Ok So I had to patch go-oidc to move forward : https://github.com/sylr/go-oidc/commit/fe511a3a1419a6ed154e62d08757eb113544613a

Now I've another error:

{
  "error": "could not get groups: api error: {\r\n  \"error\": {\r\n    \"code\": \"Authorization_RequestDenied\",\r\n    \"message\": \"Insufficient privileges to complete the operation.\",\r\n    \"innerError\": {\r\n      \"request-id\": \"658aedf4-04a1-4bcf-bd60-89f13fe10560\",\r\n      \"date\": \"2019-02-07T13:09:48\"\r\n    }\r\n  }\r\n}",
  "level": "error",
  "msg": "error redeeming authentication code",
  "remote_address": "217.109.68.123",
  "service": "sso-authenticator",
  "time": "2019-02-07 13:09:48.271"
}

Here all the permisssions I have given to my service principal

screenshot_38

sylr avatar Feb 07 '19 13:02 sylr

Ok I'm moving forward again. Now I've a redirect_uri problem. Here the flow I'm experiencing for login:

-> (sso-proxy) https://prometheus-sso.mycompany.com/
-> (sso-auth) https://sso-auth.mycompany.com/sign_in?client_id=<cliend_id>&redirect_uri=http://prometheus-sso.mycompany.com/oauth2/callback&...
-> https://sso-auth.mycompany.com/start?redirect_uri=https://sso-auth.mycompany.com/sign_in?client_id=<cliend_id>%0A&redirect_uri=http%3A%2F%2Fprometheus-sso.mycompany.com%2Foauth2%2Fcallback&response_type=code&scope=...
-> https://login.microsoftonline.com/<tenant_di>/oauth2/v2.0/authorize?client_id=<cliend_id>&...
-> https://login.microsoftonline.com/<tenant_di>/reprocess?ctx=...
-> https://login.microsoftonline.com/<tenant_di>/Consent/Set
-> (sso-auth) https://sso-auth.mycompany.com/oauth2/callback

~The last URL gives me a NGINX 502 error page cause I think I'm not supposed to be redirect to the sso-auth at this point but to the sso-proxy (i.e. https://prometheus-sso.mycompany.com/oauth2/callback)~

Here my configs:

sso-auth

  PROVIDER: "azure_v2"
  AZURE_TENANT: "<tenant_id>"
  APPROVAL_PROMPT: "consent"
  SSO_EMAIL_DOMAIN: "mycompany.com"
  PROXY_ROOT_DOMAIN: "mycompany.com"
  REDIRECT_URL: "https://sso-auth.mycompany.com"
  HOST: "sso-auth.mycompany.com"
  STATSD_HOST: "localhost"
  STATSD_PORT: "11111"
  VIRTUAL_HOST: "sso-auth.mycompany.com,sso-proxy-mycompany-com.monitoring.svc.cluster.local"

sso-proxy:

  EMAIL_DOMAIN: "mycompany.com"
  UPSTREAM_CONFIGS: "/conf/upstream_configs.yml"
  PROVIDER_URL: "https://sso-auth.mycompany.com"
  PROVIDER_URL_INTERNAL: "http://sso-proxy-mycompany-com.monitoring.svc.cluster.local"
  STATSD_HOST: "localhost"
  STATSD_PORT: "11111"
  COOKIE_SECURE: "false"
  VIRTUAL_HOST: "*.mycompany.com,*.monitoring.svc.cluster.local"
  CLUSTER: "infra"

sylr avatar Feb 07 '19 16:02 sylr

All right so after a lot of debugging the 502 error I had on https://sso-auth.mycompany.com/oauth2/callback was due to the massive URL size which was larger than the headers size authorized by Nginx which I have in front of sso-auth as reverse proxy.

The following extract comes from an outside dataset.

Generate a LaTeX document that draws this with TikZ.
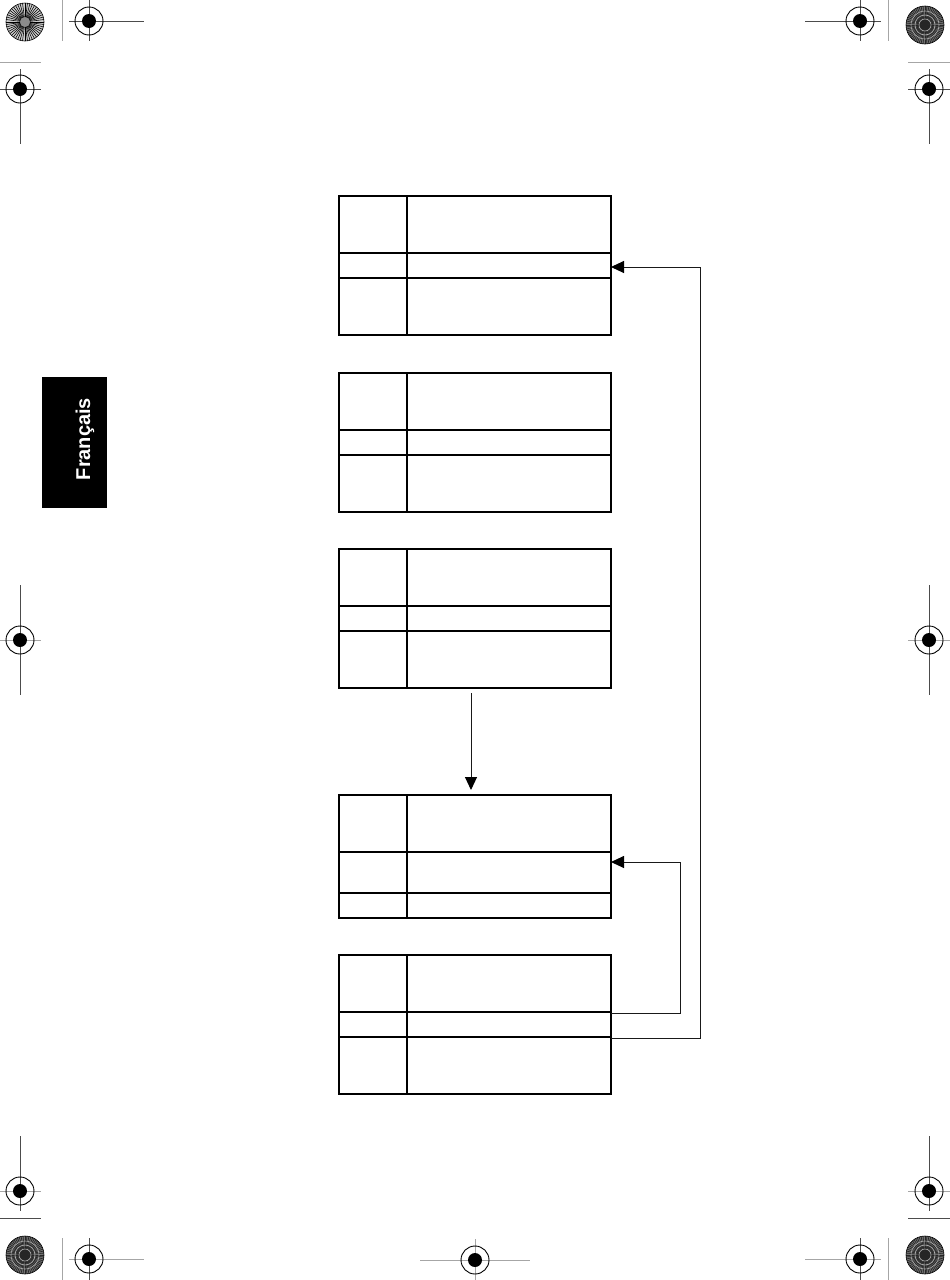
\documentclass[tikz,border=0pt]{standalone}
\usepackage{fontspec}
\setsansfont{Liberation Sans}
\usetikzlibrary{arrows.meta}
\begin{document}
\begin{tikzpicture}[x=1pt,y=-1pt,
  tbl/.style={draw, line width=1.2pt, inner sep=0pt, outer sep=0pt, anchor=north west, minimum width=272pt},
  rowrule/.style={line width=1.2pt},
  conn/.style={line width=1pt, black!90, -{Triangle[length=13pt,width=12pt,color=black]}},
  regline/.style={line width=0.9pt, black!70},
  reggray/.style={line width=0.9pt, black!35},
  target/.pic={\draw[line width=0.9pt] (0,0) circle (14pt); \fill (0,0) circle (7pt);},
  starA/.pic={\fill[black!20] (0,0) circle (19pt);
    \foreach \a in {0,7.5,...,352.5} \draw[line width=0.55pt] (0,0) -- (\a:19);
    \fill[black!45] (0,0) circle (5pt);
    \draw[line width=0.6pt] (0,0) circle (19pt);},
  starB/.pic={\fill[black!55] (0,0) circle (19pt);
    \foreach \a in {0,6,...,354} \draw[line width=0.7pt, black!85] (0,0) -- (\a:19);
    \foreach \r in {6,10,14} \draw[line width=0.6pt, black!30] (0,0) circle (\r pt);
    \draw[line width=0.6pt] (0,0) circle (19pt);},
  ]
\useasboundingbox (0,0) rectangle (950,1280);
% ---------- registration marks ----------
% top left
\pic at (25,22) {starA};
\draw[reggray] (62,0) -- (62,41);
\draw[reggray] (0,62) -- (41,62);
\draw[regline] (69,21) -- (144,21); \draw[regline] (89,0) -- (89,41);
\pic at (89,21) {target};
\draw[regline] (0,89) -- (41,89); \draw[regline] (20,69) -- (20,144);
\pic at (20,89) {target};
% top right
\pic at (925,25) {starB};
\draw[reggray] (888,0) -- (888,41);
\draw[reggray] (908,62) -- (950,62);
\draw[regline] (805,21) -- (881,21); \draw[regline] (860,0) -- (860,41);
\pic at (860,21) {target};
\draw[regline] (908,89) -- (950,89); \draw[regline] (929,69) -- (929,144);
\pic at (929,89) {target};
% middle left / right
\draw[reggray] (0,640) -- (41,640); \draw[regline] (20,585) -- (20,695);
\pic at (20,640) {target};
\draw[reggray] (908,640) -- (950,640); \draw[regline] (929,585) -- (929,695);
\pic at (929,640) {target};
% bottom left
\draw[regline] (20,1136) -- (20,1211); \draw[reggray] (0,1191) -- (41,1191);
\pic at (20,1191) {target};
\draw[regline] (0,1218) -- (41,1218);
\pic at (25,1255) {starB};
\draw[reggray] (62,1238) -- (62,1280);
\draw[reggray] (69,1259) -- (144,1259); \draw[regline] (89,1238) -- (89,1280);
\pic at (89,1259) {target};
% bottom centre
\draw[reggray] (420,1260) -- (530,1260); \draw[reggray] (475,1239) -- (475,1280);
\pic at (475,1260) {target};
% bottom right
\draw[regline] (929,1136) -- (929,1211); \draw[reggray] (908,1191) -- (950,1191);
\pic at (929,1191) {target};
\draw[regline] (908,1218) -- (950,1218);
\pic at (925,1255) {starB};
\draw[reggray] (888,1238) -- (888,1280);
\draw[reggray] (805,1259) -- (881,1259); \draw[regline] (860,1238) -- (860,1280);
\pic at (860,1259) {target};
% ---------- language tab ----------
\fill[black] (42,377) rectangle (107,508);
\node[rotate=90, text=white, inner sep=0pt, font=\sffamily\bfseries\fontsize{20}{20}\selectfont] (tab) at (85,439) {Français};
% ---------- tables ----------
\foreach \n/\t in {1/196,2/373,3/549,5/955}{
  \node[tbl, minimum height=139pt] (T\n) at (339,\t) {};
  \draw[rowrule] (339,\t+57) -- (611,\t+57);
  \draw[rowrule] (339,\t+82) -- (611,\t+82);
  \draw[rowrule] (407,\t) -- (407,\t+139);
}
\node[tbl, minimum height=123pt] (T4) at (339,795) {};
\draw[rowrule] (339,852) -- (611,852);
\draw[rowrule] (339,893) -- (611,893);
\draw[rowrule] (407,795) -- (407,918);
% ---------- connectors ----------
\coordinate (c3) at (471,693);
\coordinate (c4) at (471,790);
\draw[conn] (c3) -- (c4);
\coordinate (o5a) at (611,1013);
\coordinate (i4) at (611,862);
\draw[conn] (o5a) -- (680,1013) -- (680,862) -- (i4);
\coordinate (o5b) at (611,1038);
\coordinate (i1) at (611,267);
\draw[conn] (o5b) -- (700,1038) -- (700,267) -- (i1);
\end{tikzpicture}
\end{document}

I'll post the configuration that I had to tune to make it work.

sylr avatar Feb 07 '19 20:02 sylr

That's great to hear. Yeah, I'm using an AWS ALB in front of it, so I didn't hit the nginx issue. Azure uses absolutely massive values for everything so it's really easy to hit limit issues. We're probably contributing to that materially w/ the way we're using the state parameter.

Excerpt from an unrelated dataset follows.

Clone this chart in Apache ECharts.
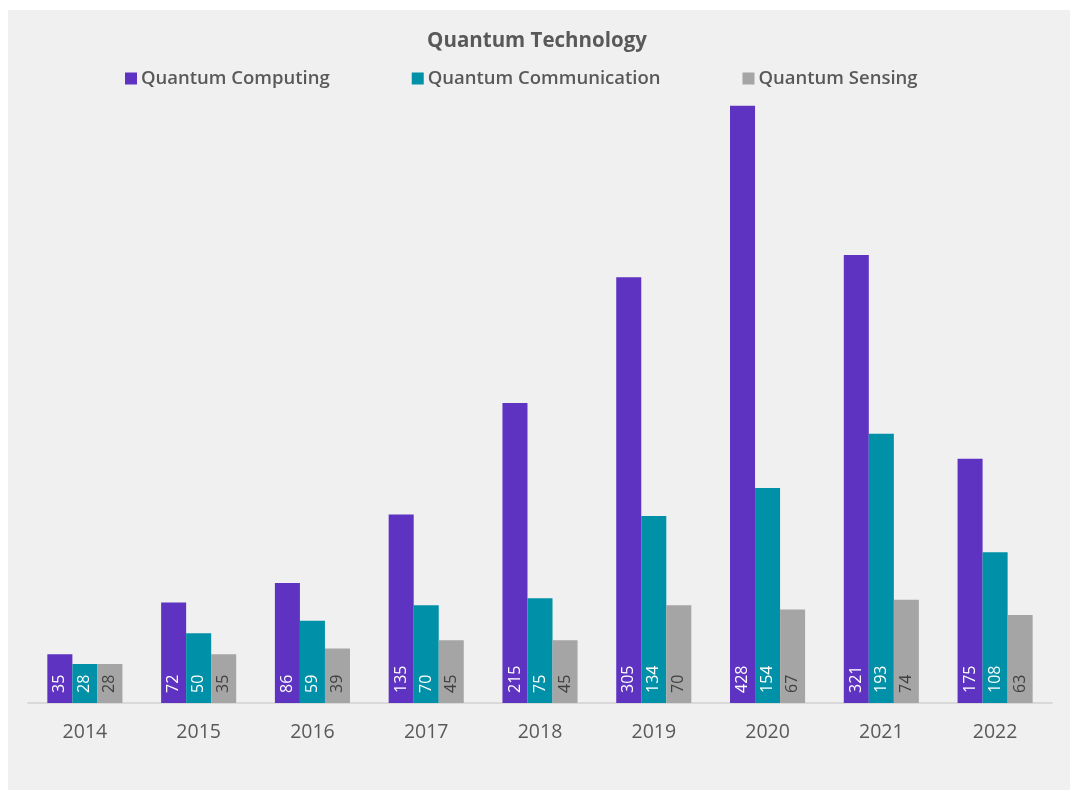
<!DOCTYPE html>
<html>
<head>
<meta charset="utf-8">
<script src="https://cdn.jsdelivr.net/npm/echarts@6/dist/echarts.min.js"></script>
<style>
  html, body { margin: 0; padding: 0; background: #ffffff; }
  #chart { width: 1074px; height: 790px; }
</style>
</head>
<body>
<div id="chart"></div>
<script>
// Annual counts per quantum technology field
const years = ['2014', '2015', '2016', '2017', '2018', '2019', '2020', '2021', '2022'];
const computing = [35, 72, 86, 135, 215, 305, 428, 321, 175];
const communication = [28, 50, 59, 70, 75, 134, 154, 193, 108];
const sensing = [28, 35, 39, 45, 45, 70, 67, 74, 63];

const FONT = '"Open Sans", "Noto Sans", sans-serif';
const TEXT = '#595959';

function barSeries(name, data, color, labelColor) {
  return {
    name: name,
    type: 'bar',
    data: data,
    barGap: '0%',
    barCategoryGap: '34%',
    itemStyle: { color: color },
    label: {
      show: true,
      position: 'insideBottom',
      rotate: 90,
      align: 'left',
      verticalAlign: 'middle',
      distance: 10,
      color: labelColor,
      fontFamily: FONT,
      fontSize: 16
    }
  };
}

const chart = echarts.init(document.getElementById('chart'), null, { renderer: 'canvas' });
chart.setOption({
  animation: false,
  backgroundColor: '#ffffff',
  graphic: [{
    type: 'rect',
    left: 8, top: 10, z: -10,
    shape: { width: 1062, height: 780 },
    style: { fill: '#f0f0f0' }
  }],
  title: {
    text: 'Quantum Technology',
    left: 'center',
    top: 26,
    textStyle: { fontFamily: FONT, fontSize: 20.5, fontWeight: 'bold', color: TEXT }
  },
  legend: {
    top: 64,
    left: 120,
    itemGap: 82,
    itemWidth: 12,
    itemHeight: 12,
    icon: 'rect',
    textStyle: { fontFamily: FONT, fontSize: 18.5, fontWeight: 600, color: TEXT, padding: [0, 0, 0, -1] }
  },
  grid: { left: 28, right: 22, top: 75, bottom: 87 },
  xAxis: {
    type: 'category',
    data: years,
    axisTick: { show: false },
    axisLine: { lineStyle: { color: '#d9d9d9', width: 2 } },
    axisLabel: { fontFamily: FONT, fontSize: 19.5, color: TEXT, margin: 19 }
  },
  yAxis: {
    type: 'value',
    min: 0,
    max: 450,
    show: false,
    splitLine: { show: false }
  },
  series: [
    barSeries('Quantum Computing', computing, '#5f33c1', '#ffffff'),
    barSeries('Quantum Communication', communication, '#0091a8', '#ffffff'),
    barSeries('Quantum Sensing', sensing, '#a5a5a5', '#404040')
  ]
});
</script>
</body>
</html>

I updated the docs at the top of the PR to use azure_v2 instead of azure.

sporkmonger avatar Feb 07 '19 20:02 sporkmonger

Could you clarify what the issue was with go-oidc that required trimming whitespace? I didn't hit any issues like that.

sporkmonger avatar Feb 07 '19 20:02 sporkmonger